**STATED GOAL**
Your task is to gather the lines below that hold the string "this".

Stored data:
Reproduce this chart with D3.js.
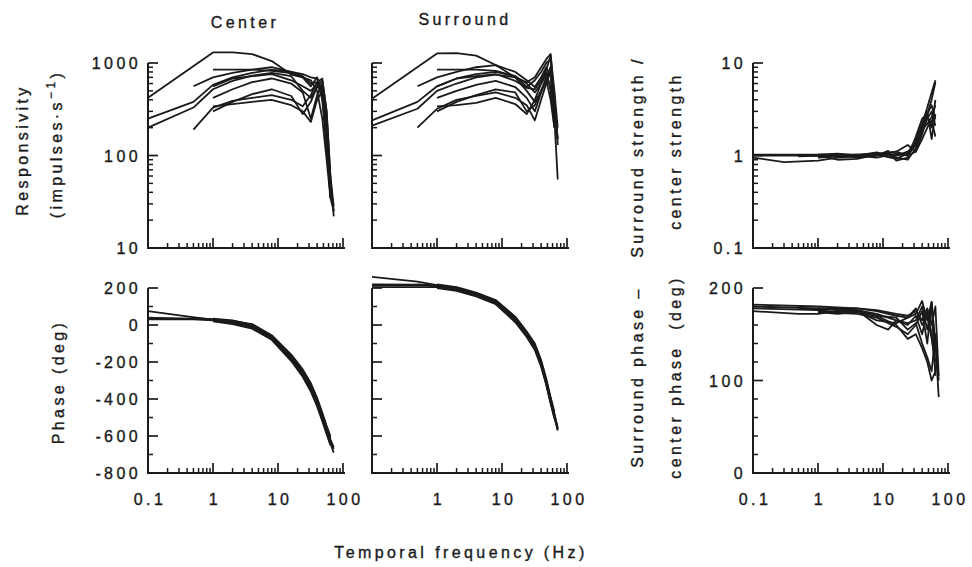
<!DOCTYPE html>
<html>
<head>
<meta charset="utf-8">
<script src="https://cdnjs.cloudflare.com/ajax/libs/d3/7.8.5/d3.min.js"></script>
<style>
  body { margin: 0; background: #fff; }
  text { font-family: "Liberation Sans", Arial, sans-serif; font-size: 16px; letter-spacing: 3.4px; fill: #1a1a1a; stroke: #1a1a1a; stroke-width: 0.35px; white-space: pre; }
</style>
</head>
<body>
<svg id="fig" width="972" height="567"></svg>
<script>
// ---- data: each curve is a list of [frequency Hz, value] ----
var centerResp = [
  [[0.1,420],[1,1300],[2,1300],[4,1250],[8,1050],[16,750],[24,700],[32,650],[40,500],[48,250],[56,90],[64,35]],
  [[0.5,560],[1,700],[2,780],[4,850],[8,900],[16,800],[24,760],[32,700],[40,680],[48,400],[56,120],[64,40]],
  [[1,850],[2,850],[4,850],[8,820],[16,780],[24,700],[32,560],[40,700],[48,500],[56,200],[64,50],[72,25]],
  [[0.1,250],[0.5,380],[1,580],[2,700],[4,780],[8,850],[16,800],[24,720],[32,600],[40,620],[48,420],[56,150],[64,40]],
  [[0.1,200],[0.5,330],[1,520],[2,640],[4,730],[8,780],[16,720],[24,500],[32,420],[40,550],[48,650],[56,300],[64,60],[72,28]],
  [[1,420],[2,520],[4,620],[8,680],[16,600],[24,480],[32,250],[40,450],[48,600],[56,250],[64,45]],
  [[0.5,190],[1,330],[2,390],[4,420],[8,450],[16,400],[24,340],[32,450],[40,620],[48,680],[56,300],[64,60],[72,22]],
  [[1,300],[2,380],[4,460],[8,520],[16,440],[24,280],[32,380],[40,560],[48,550],[56,200],[64,40]],
  [[1,340],[2,360],[4,380],[8,400],[16,350],[24,300],[32,230],[40,400],[48,500],[56,180],[64,35]],
  [[1,560],[2,680],[4,720],[8,760],[16,650],[24,560],[32,500],[40,600],[48,450],[56,150],[64,35],[72,25]]
]

var surroundResp = [
  [[0.1,410],[1,1270],[2,1280],[4,1200],[8,950],[16,700],[24,620],[32,700],[40,900],[48,1100],[56,1250],[64,400],[72,150]],
  [[0.5,560],[1,700],[2,800],[4,900],[8,950],[16,800],[24,650],[32,550],[40,700],[48,900],[56,700],[64,300]],
  [[1,850],[2,850],[4,850],[8,820],[16,720],[24,550],[32,650],[40,800],[48,1000],[56,1100],[64,350],[72,150]],
  [[0.1,240],[0.5,380],[1,560],[2,680],[4,760],[8,800],[16,720],[24,600],[32,480],[40,600],[48,800],[56,500],[64,200]],
  [[0.1,210],[0.5,320],[1,500],[2,600],[4,700],[8,750],[16,700],[24,500],[32,380],[40,500],[48,700],[56,900],[64,250],[72,55]],
  [[1,420],[2,500],[4,580],[8,640],[16,550],[24,420],[32,300],[40,480],[48,650],[56,800],[64,300]],
  [[0.5,200],[1,320],[2,400],[4,440],[8,480],[16,420],[24,350],[32,240],[40,400],[48,600],[56,900],[64,450],[72,130]],
  [[1,300],[2,380],[4,450],[8,520],[16,480],[24,300],[32,350],[40,500],[48,650],[56,400],[64,200]],
  [[1,340],[2,350],[4,370],[8,420],[16,360],[24,280],[32,400],[40,600],[48,750],[56,550],[64,250]],
  [[1,560],[2,680],[4,720],[8,760],[16,640],[24,540],[32,520],[40,650],[48,850],[56,1200],[64,500],[72,200]]
]

var strengthRatio = [
  [[0.1,1.0],[1,1.0],[2,1.0],[4,1.0],[8,1.05],[16,1.0],[24,1.05],[32,1.4],[40,2.2],[48,3.3],[56,4.8],[64,6.5]],
  [[0.1,0.95],[0.3,0.85],[1,0.88],[2,0.95],[4,0.98],[8,1.0],[16,1.1],[24,1.0],[32,1.3],[40,2.0],[48,2.8],[56,4.0],[64,6.2]],
  [[1,1.0],[2,1.02],[4,0.95],[8,1.0],[12,1.12],[16,0.88],[24,0.95],[32,1.6],[40,2.5],[48,2.8],[56,3.5],[64,2.5]],
  [[0.5,1.0],[1,1.0],[2,0.9],[4,0.92],[8,1.02],[16,1.0],[24,1.1],[32,1.3],[40,1.8],[48,2.5],[56,3.0],[64,2.1]],
  [[1,1.02],[2,1.05],[4,1.0],[8,1.08],[16,0.95],[24,0.9],[32,1.2],[40,1.9],[48,2.2],[56,2.6],[64,3.5]],
  [[0.1,1.02],[0.5,1.02],[1,1.02],[2,1.02],[4,1.02],[8,1.04],[16,1.1],[24,1.3],[32,1.1],[40,1.5],[48,2.0],[56,2.4],[64,1.6]],
  [[1,0.95],[2,0.98],[4,1.0],[8,0.95],[16,1.05],[24,1.0],[32,1.1],[40,1.7],[48,2.6],[56,2.0],[64,4.0]],
  [[0.5,0.98],[1,1.0],[2,1.0],[4,1.02],[8,1.02],[16,0.92],[24,1.05],[32,1.5],[40,2.2],[48,3.0],[56,1.5],[64,2.8]]
]

var centerPhase = [
  [[0.1,75],[1,28],[2,10],[4,-15],[8,-70],[16,-180],[24,-260],[32,-340],[40,-420],[48,-500],[56,-560],[64,-620],[72,-660]],
  [[0.1,30],[0.5,30],[1,25],[2,15],[4,-5],[8,-60],[16,-170],[24,-250],[32,-330],[40,-410],[48,-490],[56,-560],[64,-630]],
  [[0.1,40],[1,30],[2,20],[4,-10],[8,-75],[16,-190],[24,-275],[32,-350],[40,-430],[48,-510],[56,-580],[64,-640],[72,-690]],
  [[1,35],[2,25],[4,0],[8,-60],[16,-165],[24,-245],[32,-320],[40,-400],[48,-480],[56,-550],[64,-610]],
  [[1,20],[2,5],[4,-20],[8,-80],[16,-195],[24,-280],[32,-360],[40,-440],[48,-520],[56,-590],[64,-650]],
  [[0.5,40],[1,30],[2,18],[4,-8],[8,-65],[16,-175],[24,-255],[32,-335],[40,-415],[48,-495],[56,-565],[64,-625],[72,-670]],
  [[1,25],[2,12],[4,-12],[8,-72],[16,-185],[24,-265],[32,-345],[40,-425],[48,-505],[56,-575],[64,-635]],
  [[0.1,35],[0.5,35],[1,28],[2,22],[4,5],[8,-55],[16,-160],[24,-240],[32,-315],[40,-395],[48,-475],[56,-545],[64,-600]]
]

var surroundPhase = [
  [[0.1,260],[0.5,235],[1,215],[2,200],[4,170],[8,130],[16,40],[24,-40],[32,-110],[40,-200],[48,-300],[56,-400],[64,-480],[72,-560]],
  [[0.1,215],[0.5,215],[1,210],[2,195],[4,165],[8,125],[16,30],[24,-50],[32,-120],[40,-210],[48,-310],[56,-410],[64,-490]],
  [[0.1,205],[1,205],[2,190],[4,160],[8,118],[16,20],[24,-60],[32,-130],[40,-220],[48,-320],[56,-420],[64,-500],[72,-570]],
  [[1,220],[2,205],[4,175],[8,135],[16,45],[24,-35],[32,-100],[40,-190],[48,-290],[56,-390],[64,-470]],
  [[0.5,220],[1,212],[2,200],[4,168],[8,128],[16,35],[24,-45],[32,-115],[40,-205],[48,-305],[56,-405],[64,-485],[72,-555]],
  [[1,200],[2,185],[4,155],[8,112],[16,15],[24,-65],[32,-135],[40,-225],[48,-325],[56,-425],[64,-505]],
  [[0.1,220],[0.5,218],[1,214],[2,202],[4,172],[8,132],[16,38],[24,-42],[32,-112],[40,-202],[48,-302],[56,-402],[64,-482]],
  [[1,208],[2,193],[4,162],[8,120],[16,25],[24,-55],[32,-125],[40,-215],[48,-315],[56,-415],[64,-495],[72,-565]]
]

var phaseDiff = [
  [[0.1,180],[1,178],[2,178],[4,178],[8,175],[16,170],[24,168],[32,172],[40,186],[48,165],[56,185],[64,140],[72,82]],
  [[0.1,175],[0.5,172],[1,172],[2,175],[4,176],[8,160],[12,155],[16,165],[24,160],[32,170],[40,150],[48,175],[56,150],[64,110]],
  [[0.1,178],[1,176],[2,174],[4,175],[8,170],[16,160],[24,145],[32,150],[40,135],[48,120],[56,100],[64,110]],
  [[0.5,178],[1,177],[2,177],[4,176],[8,172],[16,165],[24,162],[32,165],[40,180],[48,155],[56,180],[64,105]],
  [[1,175],[2,173],[4,172],[8,168],[16,158],[24,150],[32,160],[40,175],[48,140],[56,185],[64,130]],
  [[0.1,182],[1,180],[2,179],[4,178],[8,176],[16,172],[24,170],[32,175],[40,165],[48,178],[56,160],[64,180],[72,105]],
  [[1,178],[2,176],[4,175],[8,165],[16,162],[24,168],[32,178],[40,160],[48,170],[56,145],[64,120]],
  [[1,174],[2,172],[4,174],[8,170],[16,168],[24,155],[32,162],[40,140],[48,125],[56,110],[64,150],[72,100]]
]

// tick values / labels
var freqMajor = [1, 10, 100]
var freqMinor = [0.2,0.3,0.4,0.5,0.6,0.7,0.8,0.9, 2,3,4,5,6,7,8,9, 20,30,40,50,60,70,80,90]
var freqLabels = ["0.1", "1", "10", "100"]
var respLabels = ["10", "100", "1000"]
var ratioLabels = ["0.1", "1", "10"]
var phaseLabels = ["200", "0", "-200", "-400", "-600", "-800"]
var diffLabels = ["200", "100", "0"]

var svg = d3.select('#fig')
var ink = '#1a1a1a'

function logMinor(lo, hi) {
  var out = []
  for (var d = lo; d < hi; d *= 10) {
    for (var k = 2; k <= 9; k++) out.push(d * k)
  }
  return out
}

// panel layout
var cols = [148, 372, 753]
var rows = [[248, 63], [473, 288]]
var plotW = 195

var panels = [
  {col: 0, row: 0, data: centerResp, type: 'log', domain: [10, 1000], major: [10, 100, 1000], labels: respLabels, minor: logMinor(10, 1000), xlabels: null},
  {col: 1, row: 0, data: surroundResp, type: 'log', domain: [10, 1000], major: [10, 100, 1000], labels: null, minor: logMinor(10, 1000), xlabels: null},
  {col: 2, row: 0, data: strengthRatio, type: 'log', domain: [0.1, 10], major: [0.1, 1, 10], labels: ratioLabels, minor: logMinor(0.1, 10), xlabels: null},
  {col: 0, row: 1, data: centerPhase, type: 'lin', domain: [-800, 200], major: [200, 0, -200, -400, -600, -800], labels: phaseLabels, minor: d3.range(-700, 200, 200), xlabels: freqLabels},
  {col: 1, row: 1, data: surroundPhase, type: 'lin', domain: [-800, 200], major: [200, 0, -200, -400, -600, -800], labels: null, minor: d3.range(-700, 200, 200), xlabels: freqLabels.slice(1)},
  {col: 2, row: 1, data: phaseDiff, type: 'lin', domain: [0, 200], major: [200, 100, 0], labels: diffLabels, minor: [20, 40, 60, 80, 120, 140, 160, 180], xlabels: freqLabels}
]

panels.forEach(function(p) {
  var x0 = cols[p.col]
  var yb = rows[p.row][0], yt = rows[p.row][1]
  var x = d3.scaleLog().domain([0.1, 100]).range([x0, x0 + plotW])
  var y = (p.type == 'log' ? d3.scaleLog() : d3.scaleLinear()).domain(p.domain).range([yb, yt])
  var g = svg.append('g')

  // axis lines
  g.append('line').attr('x1', x0).attr('x2', x0).attr('y1', yb).attr('y2', yt)
    .attr('stroke', ink).attr('stroke-width', 2)
  g.append('line').attr('x1', x0 - 1).attr('x2', x0 + plotW + 2).attr('y1', yb).attr('y2', yb)
    .attr('stroke', ink).attr('stroke-width', 2)

  // y ticks (inward)
  g.selectAll('.ymaj').data(p.major).enter().append('line')
    .attr('x1', x0).attr('x2', x0 + 10)
    .attr('y1', function(d) { return y(d) }).attr('y2', function(d) { return y(d) })
    .attr('stroke', ink).attr('stroke-width', 1.7)
  g.selectAll('.ymin').data(p.minor).enter().append('line')
    .attr('x1', x0).attr('x2', x0 + 5)
    .attr('y1', function(d) { return y(d) }).attr('y2', function(d) { return y(d) })
    .attr('stroke', ink).attr('stroke-width', 1.5)

  // x ticks (upward)
  g.selectAll('.xmaj').data(freqMajor).enter().append('line')
    .attr('x1', function(d) { return x(d) }).attr('x2', function(d) { return x(d) })
    .attr('y1', yb).attr('y2', yb - 10)
    .attr('stroke', ink).attr('stroke-width', 1.7)
  g.selectAll('.xmin').data(freqMinor).enter().append('line')
    .attr('x1', function(d) { return x(d) }).attr('x2', function(d) { return x(d) })
    .attr('y1', yb).attr('y2', yb - 5)
    .attr('stroke', ink).attr('stroke-width', 1.5)

  // y tick labels (listed in the same order as the major ticks)
  if (p.labels) {
    g.selectAll('.ylab').data(p.labels).enter().append('text')
      .attr('x', x0 - 7).attr('y', function(d, i) { return y(p.major[i]) + 6 })
      .attr('text-anchor', 'end')
      .text(function(d) { return d })
  }
  // x tick labels
  if (p.xlabels) {
    g.selectAll('.xlab').data(p.xlabels).enter().append('text')
      .attr('x', function(d) { return x(+d) + 2 }).attr('y', yb + 32)
      .attr('text-anchor', 'middle')
      .text(function(d) { return d })
  }

  // curves
  var line = d3.line().x(function(d) { return x(d[0]) }).y(function(d) { return y(d[1]) })
  g.selectAll('.curve').data(p.data).enter().append('path')
    .attr('d', line).attr('fill', 'none')
    .attr('stroke', ink).attr('stroke-width', 1.8).attr('stroke-linejoin', 'round')
})

// titles
svg.append('text').attr('x', 245).attr('y', 28).attr('text-anchor', 'middle').text('Center')
svg.append('text').attr('x', 465).attr('y', 25).attr('text-anchor', 'middle').text('Surround')

function vlabel(x, y, s) {
  return svg.append('text').attr('text-anchor', 'middle')
    .attr('transform', 'translate(' + x + ',' + y + ') rotate(-90)').text(s)
}
vlabel(28, 150, 'Responsivity')
var imp = svg.append('text').attr('text-anchor', 'middle')
  .attr('transform', 'translate(62,144) rotate(-90)')
imp.append('tspan').text('(impulses\u00b7s')
imp.append('tspan').attr('dy', -7).attr('font-size', 12).text('\u22121')
imp.append('tspan').attr('dy', 7).text(')')
vlabel(64, 382, 'Phase (deg)')
vlabel(643, 157, 'Surround strength /')
vlabel(681, 151, 'center strength')
vlabel(643, 377, 'Surround phase \u2013')
vlabel(681, 377, 'center phase  (deg)')

svg.append('text').attr('x', 461).attr('y', 558).attr('text-anchor', 'middle').text('Temporal frequency (Hz)')
</script>
</body>
</html>
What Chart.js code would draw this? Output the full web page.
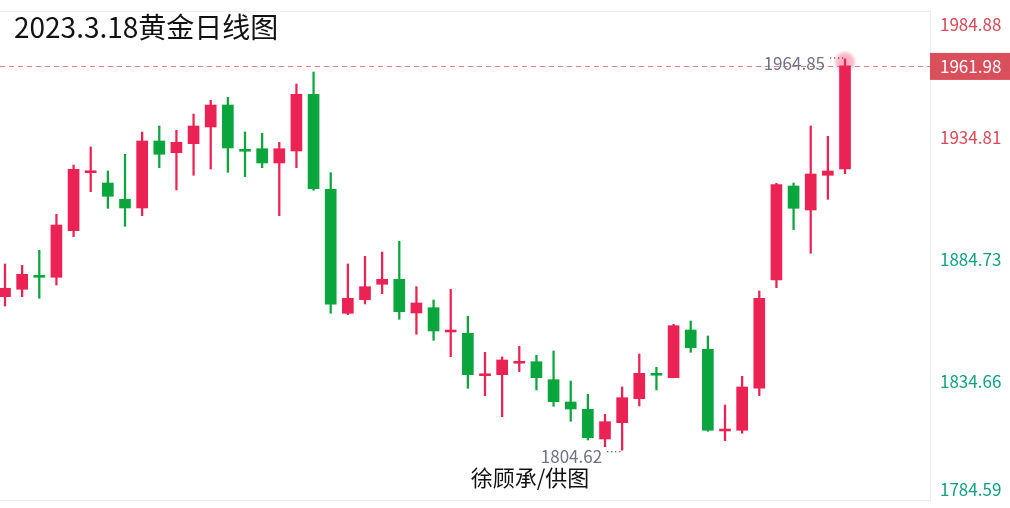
<!DOCTYPE html>
<html lang="zh-CN">
<head>
<meta charset="utf-8">
<title>2023.3.18黄金日线图</title>
<script src="https://cdn.jsdelivr.net/npm/chart.js@4.4.1/dist/chart.umd.min.js"></script>
<style>
  html, body { margin: 0; padding: 0; background: #fff; }
  #wrap { width: 1010px; height: 508px; position: relative; }
</style>
</head>
<body>
<div id="wrap"><canvas id="goldChart" width="1010" height="508"></canvas></div>
<script>
const chartTitle = "2023.3.18黄金日线图";
const credit = "徐顾承/供图";

// daily candles, oldest first
const opens = [
  1867.46, 1870.49, 1876.20, 1875.40, 1894.49, 1918.25, 1914.02, 1907.35, 1903.79, 1931.23,
  1926.43, 1930.12, 1936.96, 1945.97, 1927.82, 1928.07, 1922.22, 1927.13, 1950.35, 1911.40,
  1860.66, 1866.23, 1872.53, 1874.58, 1860.78, 1862.95, 1853.00, 1852.47, 1835.10, 1835.51,
  1840.20, 1840.82, 1833.46, 1824.33, 1821.34, 1809.17, 1815.85, 1825.68, 1836.08, 1834.28,
  1853.82, 1845.91, 1812.45, 1812.74, 1829.94, 1874.30, 1912.80, 1902.97, 1917.18, 1919.76,
];
const highs = [
  1880.85, 1880.32, 1886.46, 1901.20, 1921.40, 1928.77, 1918.94, 1925.78, 1934.91, 1937.37,
  1935.61, 1942.28, 1947.90, 1949.12, 1934.91, 1934.38, 1930.69, 1954.57, 1959.49, 1918.24,
  1880.85, 1884.00, 1885.76, 1890.15, 1871.55, 1866.10, 1870.49, 1859.43, 1844.68, 1842.76,
  1847.14, 1843.46, 1845.22, 1832.93, 1827.48, 1819.29, 1830.47, 1843.99, 1838.54, 1856.15,
  1857.50, 1851.36, 1823.10, 1834.85, 1869.79, 1913.90, 1914.02, 1937.37, 1933.15, 1964.85,
];
const lows = [
  1863.65, 1867.46, 1866.80, 1872.25, 1892.03, 1910.46, 1903.66, 1896.29, 1900.63, 1920.29,
  1911.16, 1917.18, 1919.76, 1918.41, 1916.60, 1920.29, 1900.63, 1920.29, 1911.03, 1860.66,
  1860.08, 1864.47, 1868.68, 1858.20, 1852.06, 1849.60, 1842.88, 1829.94, 1826.91, 1818.31,
  1836.74, 1829.24, 1822.57, 1816.42, 1808.76, 1806.02, 1804.62, 1822.69, 1829.24, 1834.20,
  1844.68, 1812.33, 1808.48, 1811.51, 1826.91, 1871.14, 1894.90, 1885.23, 1907.35, 1917.83,
];
const closes = [
  1870.90, 1876.63, 1875.40, 1896.82, 1919.64, 1919.05, 1908.58, 1903.79, 1931.23, 1925.78,
  1930.69, 1937.37, 1945.97, 1928.36, 1927.02, 1922.22, 1928.07, 1950.35, 1911.69, 1864.34,
  1866.80, 1871.55, 1874.58, 1861.31, 1864.88, 1853.41, 1853.80, 1835.51, 1835.90, 1841.53,
  1841.00, 1834.28, 1824.45, 1821.46, 1809.71, 1816.26, 1826.09, 1836.08, 1835.28, 1855.58,
  1846.57, 1812.74, 1813.25, 1830.47, 1866.80, 1913.33, 1903.66, 1917.71, 1918.94, 1961.98,
];
const yTicks = [1784.59, 1834.66, 1884.73, 1934.81, 1984.88];

const UP = "#eb2355";
const DOWN = "#0aa53c";
const FONT = '"Noto Sans CJK SC", "Noto Sans", sans-serif';

const candleColor = (i) => (closes[i] >= opens[i] ? UP : DOWN);

const wickData = highs.map((h, i) => ({ x: i, y: [lows[i], h] }));
const bodyData = opens.map((o, i) => ({ x: i, y: [o, closes[i]] }));

const lastIdx = closes.length - 1;
const prevClose = closes[lastIdx - 1];

const overlay = {
  id: "overlay",
  beforeDatasetsDraw(chart) {
    const { ctx, chartArea: area, scales } = chart;
    ctx.save();

    // light frame round the plot
    ctx.strokeStyle = "#ebebf0";
    ctx.lineWidth = 1;
    ctx.beginPath();
    ctx.moveTo(0, area.top + 1.5);
    ctx.lineTo(area.right + 0.5, area.top + 1.5);
    ctx.lineTo(area.right + 0.5, area.bottom + 1.5);
    ctx.lineTo(0, area.bottom + 1.5);
    ctx.stroke();

    // last price line
    const py = Math.round(scales.y.getPixelForValue(closes[lastIdx])) + 0.5;
    ctx.setLineDash([5, 4]);
    ctx.strokeStyle = "rgba(232, 92, 104, 0.8)";
    ctx.beginPath();
    ctx.moveTo(0, py);
    ctx.lineTo(area.right, py);
    ctx.stroke();
    ctx.restore();
  },
  afterDraw(chart) {
    const { ctx, chartArea: area, scales } = chart;
    const { x, y } = scales;
    ctx.save();

    // glow on the newest candle
    const gx = x.getPixelForValue(lastIdx);
    const gy = y.getPixelForValue(highs[lastIdx]) + 3;
    const glow = ctx.createRadialGradient(gx, gy, 0, gx, gy, 12);
    glow.addColorStop(0, "rgba(235, 35, 85, 0.4)");
    glow.addColorStop(0.6, "rgba(235, 35, 85, 0.3)");
    glow.addColorStop(1, "rgba(235, 35, 85, 0)");
    ctx.fillStyle = glow;
    ctx.beginPath();
    ctx.arc(gx, gy, 12, 0, Math.PI * 2);
    ctx.fill();

    // price axis labels
    ctx.font = `17px ${FONT}`;
    ctx.textAlign = "left";
    ctx.textBaseline = "middle";
    y.ticks.forEach((tick) => {
      const py = Math.min(490, Math.max(25, y.getPixelForValue(tick.value) + 5));
      ctx.fillStyle = tick.value >= prevClose ? "#d64a55" : "#12a085";
      ctx.fillText(tick.value.toFixed(2), area.right + 10, py);
    });

    // last price tag
    const ly = y.getPixelForValue(closes[lastIdx]);
    ctx.fillStyle = "#d94f5c";
    ctx.fillRect(area.right, ly - 13, 80, 27);
    ctx.fillStyle = "#ffffff";
    ctx.fillText(closes[lastIdx].toFixed(2), area.right + 10, ly + 1);

    // highest / lowest marks
    const hiIdx = highs.indexOf(Math.max(...highs));
    const loIdx = lows.indexOf(Math.min(...lows));
    const marks = [
      { i: hiIdx, v: highs[hiIdx], dy: 5, dotDy: -1.5 },
      { i: loIdx, v: lows[loIdx], dy: 6, dotDy: 1 },
    ];
    marks.forEach((m) => {
      const mx = x.getPixelForValue(m.i);
      const my = y.getPixelForValue(m.v);
      ctx.fillStyle = "#6e7385";
      ctx.textAlign = "right";
      ctx.fillText(m.v.toFixed(2), mx - 20, my + m.dy);
      ctx.fillStyle = "#444a58";
      for (let k = 0; k < 4; k++) {
        ctx.fillRect(mx - 15 + k * 4, my + m.dotDy, 1.2, 1.2);
      }
    });

    // title and credit
    ctx.fillStyle = "#111111";
    ctx.textAlign = "left";
    ctx.textBaseline = "alphabetic";
    ctx.font = `28px ${FONT}`;
    ctx.fillText(chartTitle, 14, 38);
    ctx.textAlign = "center";
    ctx.textBaseline = "middle";
    ctx.font = `22px ${FONT}`;
    ctx.fillText(credit, 530, 478);
    ctx.restore();
  },
};

new Chart(document.getElementById("goldChart"), {
  type: "bar",
  data: {
    datasets: [
      {
        label: "body",
        data: bodyData,
        order: 0,
        barThickness: 11,
        backgroundColor: (c) => candleColor(c.dataIndex),
        borderWidth: 0,
      },
      {
        label: "wick",
        data: wickData,
        order: 1,
        barThickness: 1.6,
        backgroundColor: (c) => candleColor(c.dataIndex),
        borderWidth: 0,
      },
    ],
  },
  options: {
    responsive: false,
    devicePixelRatio: 1,
    animation: false,
    grouped: false,
    layout: { padding: { left: 0, right: 80, top: 10, bottom: 9 } },
    plugins: {
      legend: { display: false },
      tooltip: { enabled: false },
    },
    scales: {
      x: {
        type: "linear",
        display: false,
        offset: false,
        min: -0.2917,
        max: 53.958,
      },
      y: {
        display: false,
        min: yTicks[0],
        max: yTicks[yTicks.length - 1],
        afterBuildTicks: (scale) => {
          scale.ticks = yTicks.map((value) => ({ value }));
        },
      },
    },
  },
  plugins: [overlay],
});
</script>
</body>
</html>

**PROBLEM SOLUTION**
Reproduce this chart with D3.js.
What Chart.js code would draw this? Output the full web page.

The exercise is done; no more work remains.